-- start --
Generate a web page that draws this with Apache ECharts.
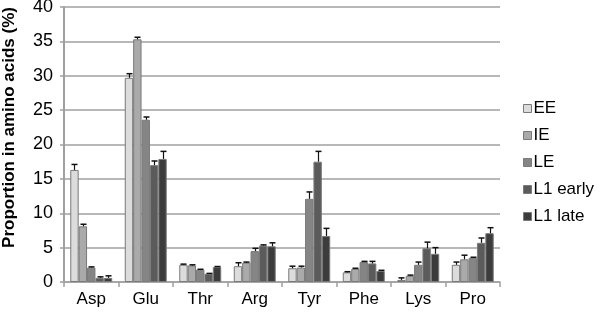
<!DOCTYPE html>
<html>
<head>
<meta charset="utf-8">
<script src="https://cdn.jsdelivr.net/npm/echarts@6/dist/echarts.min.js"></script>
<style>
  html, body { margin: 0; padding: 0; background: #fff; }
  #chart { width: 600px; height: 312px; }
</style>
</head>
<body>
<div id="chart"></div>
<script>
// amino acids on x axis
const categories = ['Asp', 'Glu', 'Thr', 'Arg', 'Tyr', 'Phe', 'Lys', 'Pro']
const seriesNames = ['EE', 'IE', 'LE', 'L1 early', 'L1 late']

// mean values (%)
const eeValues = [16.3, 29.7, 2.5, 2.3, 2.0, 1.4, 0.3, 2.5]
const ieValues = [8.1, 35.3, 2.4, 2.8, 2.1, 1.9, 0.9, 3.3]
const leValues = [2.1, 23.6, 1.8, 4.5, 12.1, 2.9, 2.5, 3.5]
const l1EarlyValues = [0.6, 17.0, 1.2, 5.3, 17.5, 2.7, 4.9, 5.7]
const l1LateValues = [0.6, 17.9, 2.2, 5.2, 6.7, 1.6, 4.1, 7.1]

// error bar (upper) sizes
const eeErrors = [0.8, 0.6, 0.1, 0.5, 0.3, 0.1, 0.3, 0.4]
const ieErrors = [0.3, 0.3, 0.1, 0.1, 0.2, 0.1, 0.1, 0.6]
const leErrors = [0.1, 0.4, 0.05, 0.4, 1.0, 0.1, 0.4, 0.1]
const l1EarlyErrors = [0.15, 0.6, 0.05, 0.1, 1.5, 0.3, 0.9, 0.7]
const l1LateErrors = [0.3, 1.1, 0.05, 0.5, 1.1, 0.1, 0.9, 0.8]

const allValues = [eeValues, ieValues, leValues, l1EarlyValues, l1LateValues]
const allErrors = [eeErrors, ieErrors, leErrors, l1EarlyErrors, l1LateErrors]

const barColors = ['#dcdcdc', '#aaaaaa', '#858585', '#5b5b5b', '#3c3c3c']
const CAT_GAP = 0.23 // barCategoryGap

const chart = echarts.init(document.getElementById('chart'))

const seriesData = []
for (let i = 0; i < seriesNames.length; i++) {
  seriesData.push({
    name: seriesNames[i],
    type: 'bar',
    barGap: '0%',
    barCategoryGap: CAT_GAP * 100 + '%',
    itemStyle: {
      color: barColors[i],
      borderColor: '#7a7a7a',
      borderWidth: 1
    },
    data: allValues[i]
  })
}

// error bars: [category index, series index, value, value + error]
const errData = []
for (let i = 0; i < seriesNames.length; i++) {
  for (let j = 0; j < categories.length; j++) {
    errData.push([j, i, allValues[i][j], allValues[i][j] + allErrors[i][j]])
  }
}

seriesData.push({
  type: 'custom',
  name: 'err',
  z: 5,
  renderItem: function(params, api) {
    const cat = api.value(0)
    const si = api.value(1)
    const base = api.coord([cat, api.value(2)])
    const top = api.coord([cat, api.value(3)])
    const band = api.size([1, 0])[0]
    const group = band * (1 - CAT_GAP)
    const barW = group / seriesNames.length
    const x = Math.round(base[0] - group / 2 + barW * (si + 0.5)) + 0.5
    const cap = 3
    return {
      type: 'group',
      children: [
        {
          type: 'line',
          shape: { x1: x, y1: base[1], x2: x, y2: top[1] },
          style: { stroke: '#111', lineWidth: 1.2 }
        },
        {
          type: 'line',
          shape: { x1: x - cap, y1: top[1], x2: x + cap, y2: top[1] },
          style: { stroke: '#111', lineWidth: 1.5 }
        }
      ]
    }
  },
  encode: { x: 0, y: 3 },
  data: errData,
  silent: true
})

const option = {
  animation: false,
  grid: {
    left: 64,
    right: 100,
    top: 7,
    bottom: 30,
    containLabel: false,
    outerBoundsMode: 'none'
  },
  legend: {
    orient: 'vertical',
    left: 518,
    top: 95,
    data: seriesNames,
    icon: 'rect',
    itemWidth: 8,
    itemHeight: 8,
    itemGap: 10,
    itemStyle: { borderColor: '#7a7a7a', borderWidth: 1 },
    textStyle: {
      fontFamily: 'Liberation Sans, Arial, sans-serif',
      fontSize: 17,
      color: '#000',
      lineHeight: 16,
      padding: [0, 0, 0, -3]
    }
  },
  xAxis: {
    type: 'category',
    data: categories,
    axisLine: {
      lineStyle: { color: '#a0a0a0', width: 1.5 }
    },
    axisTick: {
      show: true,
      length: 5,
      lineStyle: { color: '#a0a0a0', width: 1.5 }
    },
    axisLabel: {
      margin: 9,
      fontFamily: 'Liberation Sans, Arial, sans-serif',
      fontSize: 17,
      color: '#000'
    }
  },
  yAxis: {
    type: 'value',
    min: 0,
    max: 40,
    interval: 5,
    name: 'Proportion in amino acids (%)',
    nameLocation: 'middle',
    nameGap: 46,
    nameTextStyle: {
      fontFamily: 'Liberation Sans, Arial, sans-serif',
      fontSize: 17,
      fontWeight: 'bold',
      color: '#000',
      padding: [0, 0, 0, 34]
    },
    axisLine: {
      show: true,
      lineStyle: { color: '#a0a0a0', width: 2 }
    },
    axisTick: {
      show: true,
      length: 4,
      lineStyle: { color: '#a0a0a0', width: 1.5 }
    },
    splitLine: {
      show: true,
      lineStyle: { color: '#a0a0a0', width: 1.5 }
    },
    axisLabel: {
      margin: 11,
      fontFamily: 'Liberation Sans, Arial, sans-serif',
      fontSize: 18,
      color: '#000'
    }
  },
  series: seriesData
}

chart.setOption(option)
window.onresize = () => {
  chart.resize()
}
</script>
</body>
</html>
-- end --
-- start --
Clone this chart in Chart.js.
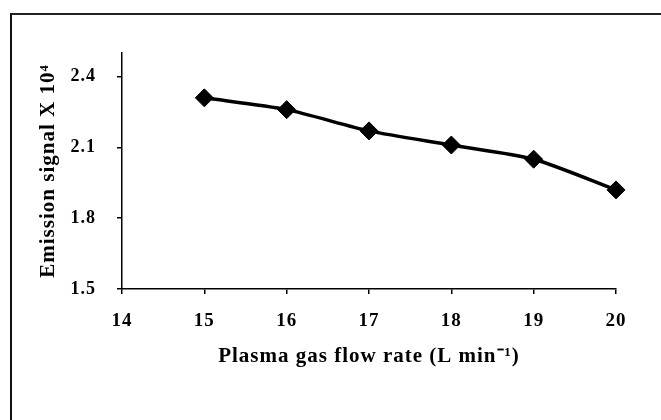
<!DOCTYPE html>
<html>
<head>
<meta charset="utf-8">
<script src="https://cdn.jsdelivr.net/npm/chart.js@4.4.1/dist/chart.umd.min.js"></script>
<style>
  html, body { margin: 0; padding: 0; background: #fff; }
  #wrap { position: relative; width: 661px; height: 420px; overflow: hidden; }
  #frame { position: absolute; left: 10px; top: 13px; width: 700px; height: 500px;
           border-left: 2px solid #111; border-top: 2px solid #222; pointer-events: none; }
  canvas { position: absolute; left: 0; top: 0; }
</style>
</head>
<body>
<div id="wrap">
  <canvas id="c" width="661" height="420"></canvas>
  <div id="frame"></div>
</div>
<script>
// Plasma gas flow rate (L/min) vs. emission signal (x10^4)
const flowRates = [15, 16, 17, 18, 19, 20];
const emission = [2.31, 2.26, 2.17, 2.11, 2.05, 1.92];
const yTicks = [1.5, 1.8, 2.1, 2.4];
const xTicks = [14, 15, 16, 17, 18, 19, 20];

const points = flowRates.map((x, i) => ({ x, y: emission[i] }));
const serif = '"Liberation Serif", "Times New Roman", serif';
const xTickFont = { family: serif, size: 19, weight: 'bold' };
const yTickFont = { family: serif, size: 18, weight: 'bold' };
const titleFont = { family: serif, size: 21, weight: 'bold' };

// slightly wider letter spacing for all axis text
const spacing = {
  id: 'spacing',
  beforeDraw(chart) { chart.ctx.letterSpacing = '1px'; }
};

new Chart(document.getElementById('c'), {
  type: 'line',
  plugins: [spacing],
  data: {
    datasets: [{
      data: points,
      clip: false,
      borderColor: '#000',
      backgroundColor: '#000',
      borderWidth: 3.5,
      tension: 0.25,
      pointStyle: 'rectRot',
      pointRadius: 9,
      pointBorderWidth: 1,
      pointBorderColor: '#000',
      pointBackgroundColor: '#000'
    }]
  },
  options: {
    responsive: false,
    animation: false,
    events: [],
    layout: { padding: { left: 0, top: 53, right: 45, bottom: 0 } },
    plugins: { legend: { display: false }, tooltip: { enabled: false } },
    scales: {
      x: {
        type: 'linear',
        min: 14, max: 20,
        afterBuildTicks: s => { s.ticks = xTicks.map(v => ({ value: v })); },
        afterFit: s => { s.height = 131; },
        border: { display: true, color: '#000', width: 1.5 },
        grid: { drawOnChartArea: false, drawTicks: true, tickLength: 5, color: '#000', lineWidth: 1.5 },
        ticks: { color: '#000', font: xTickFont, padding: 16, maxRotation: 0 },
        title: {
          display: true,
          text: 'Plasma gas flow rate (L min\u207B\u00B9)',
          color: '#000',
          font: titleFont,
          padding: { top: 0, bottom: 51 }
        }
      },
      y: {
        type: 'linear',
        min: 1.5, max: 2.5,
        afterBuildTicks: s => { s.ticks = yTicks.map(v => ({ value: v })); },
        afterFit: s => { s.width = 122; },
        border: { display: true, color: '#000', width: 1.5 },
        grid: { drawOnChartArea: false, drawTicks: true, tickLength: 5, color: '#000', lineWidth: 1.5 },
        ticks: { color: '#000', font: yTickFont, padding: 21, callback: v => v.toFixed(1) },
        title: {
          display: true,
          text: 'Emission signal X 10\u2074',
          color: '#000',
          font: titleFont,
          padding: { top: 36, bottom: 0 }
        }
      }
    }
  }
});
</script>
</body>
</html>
-- end --
## To be done
In the entries above, find the line that contains "Generate a web" and the line that contains "leErrors, l1EarlyErrors, l1LateErrors]". Reproduce exactly those two lines and every line between them, but not the pictures.

## Expected answer
Generate a web page that draws this with Apache ECharts.
<!DOCTYPE html>
<html>
<head>
<meta charset="utf-8">
<script src="https://cdn.jsdelivr.net/npm/echarts@6/dist/echarts.min.js"></script>
<style>
  html, body { margin: 0; padding: 0; background: #fff; }
  #chart { width: 600px; height: 312px; }
</style>
</head>
<body>
<div id="chart"></div>
<script>
// amino acids on x axis
const categories = ['Asp', 'Glu', 'Thr', 'Arg', 'Tyr', 'Phe', 'Lys', 'Pro']
const seriesNames = ['EE', 'IE', 'LE', 'L1 early', 'L1 late']

// mean values (%)
const eeValues = [16.3, 29.7, 2.5, 2.3, 2.0, 1.4, 0.3, 2.5]
const ieValues = [8.1, 35.3, 2.4, 2.8, 2.1, 1.9, 0.9, 3.3]
const leValues = [2.1, 23.6, 1.8, 4.5, 12.1, 2.9, 2.5, 3.5]
const l1EarlyValues = [0.6, 17.0, 1.2, 5.3, 17.5, 2.7, 4.9, 5.7]
const l1LateValues = [0.6, 17.9, 2.2, 5.2, 6.7, 1.6, 4.1, 7.1]

// error bar (upper) sizes
const eeErrors = [0.8, 0.6, 0.1, 0.5, 0.3, 0.1, 0.3, 0.4]
const ieErrors = [0.3, 0.3, 0.1, 0.1, 0.2, 0.1, 0.1, 0.6]
const leErrors = [0.1, 0.4, 0.05, 0.4, 1.0, 0.1, 0.4, 0.1]
const l1EarlyErrors = [0.15, 0.6, 0.05, 0.1, 1.5, 0.3, 0.9, 0.7]
const l1LateErrors = [0.3, 1.1, 0.05, 0.5, 1.1, 0.1, 0.9, 0.8]

const allValues = [eeValues, ieValues, leValues, l1EarlyValues, l1LateValues]
const allErrors = [eeErrors, ieErrors, leErrors, l1EarlyErrors, l1LateErrors]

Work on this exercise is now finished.